Там тоже было удобно, намного удобнее, чем можно было предположить, исходя только из общепринятых представлений о жизни в полярных районах. Выгрузка почти закончилась, на корабле оставалось всего лишь несколько каких-то вещей.
«С юга дул тёплый ветер со снегом, я взял сани и отправился к кораблю, который то и дело полностью скрывался в снежной пелене. Везти пустые сани было не легче, чем обычно тащить тяжело нагруженные. Чай на борту, приём очень тёплый, но с нескрываемым чувством превосходства: что наш комфорт на берегу против здешнего! Между тем преимущества их комфорта не так уж очевидны: они впервые попытались разжечь печь в кают-компании, в результате все кашляли от дыма, а сажа покрыла всё вокруг»[101].
Дом стоял футах в двенадцати над водой, на песчаном пляже, который когда-то был чёрной лавой{59}. Предполагалось, что высота хорошо защищает его от любого наката, какой только может достичь этого закрытого места. Тем не менее, как мы увидим дальше, Скотт очень беспокоился за его судьбу во время похода по устройству складов, когда зыбь уничтожила не только много миль морского льда и порядочную часть Барьера, но и кончик Ледникового языка. Пляжа мы больше не видели — осенние бури засыпали его снегом, а в следующие два летних сезона солнце было бессильно растопить толстые сугробы.
Для первого года нашего пребывания на мысе Эванс несомненно характерно необычайно сильное таяние. Не суждено нам было вновь увидеть и маленький водопад, обрушивавшийся тогда по скалам из озера Скьюа в океан.
Холмик за домом, высотою 66 футов, мы вскоре нарекли Уинд-Вейн{60}, так как там находились различные метеорологические приборы. С подветренной стороны таких возвышенностей всегда образуется снежный нанос или ледяной пласт. За нашей горкой он был так велик, что мы смогли вырубить в нём две ледяные пещеры. Первая была предназначена служить погребом; в него, в частности, сложили мороженые бараньи туши, ехавшие с нами из Новой Зеландии в палубном холодильнике.
На них, к сожалению, появились признаки плесени, и мы опасались злоупотреблять бараниной.
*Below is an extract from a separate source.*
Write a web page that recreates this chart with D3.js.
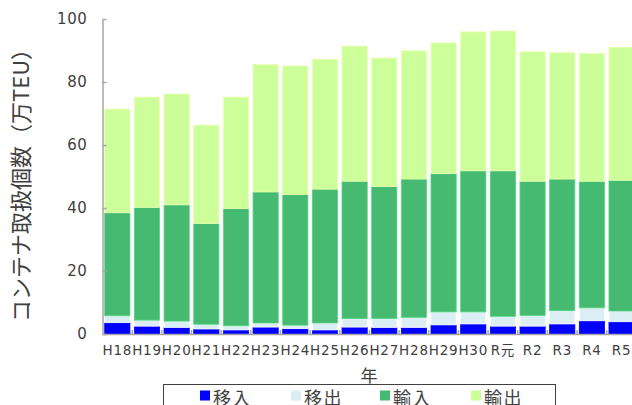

Но вообще-то мясные запасы состояли преимущественно из тюленины и пингвинятины, баранина же считалась роскошью.
Вторую пещеру, 13 футов на 5 футов, выдолбили Симпсон и Райт для магнитных инструментов. Температура в пещерах держалась, как выяснилось, довольно постоянной. К сожалению, это был единственный снежник, пригодный для устройства в нём тоннелей. Поблизости от нас нигде не откладывалось таких масс льда и снега, как на Барьере, где можно копать сколько угодно, что и делал Амундсен со своими людьми.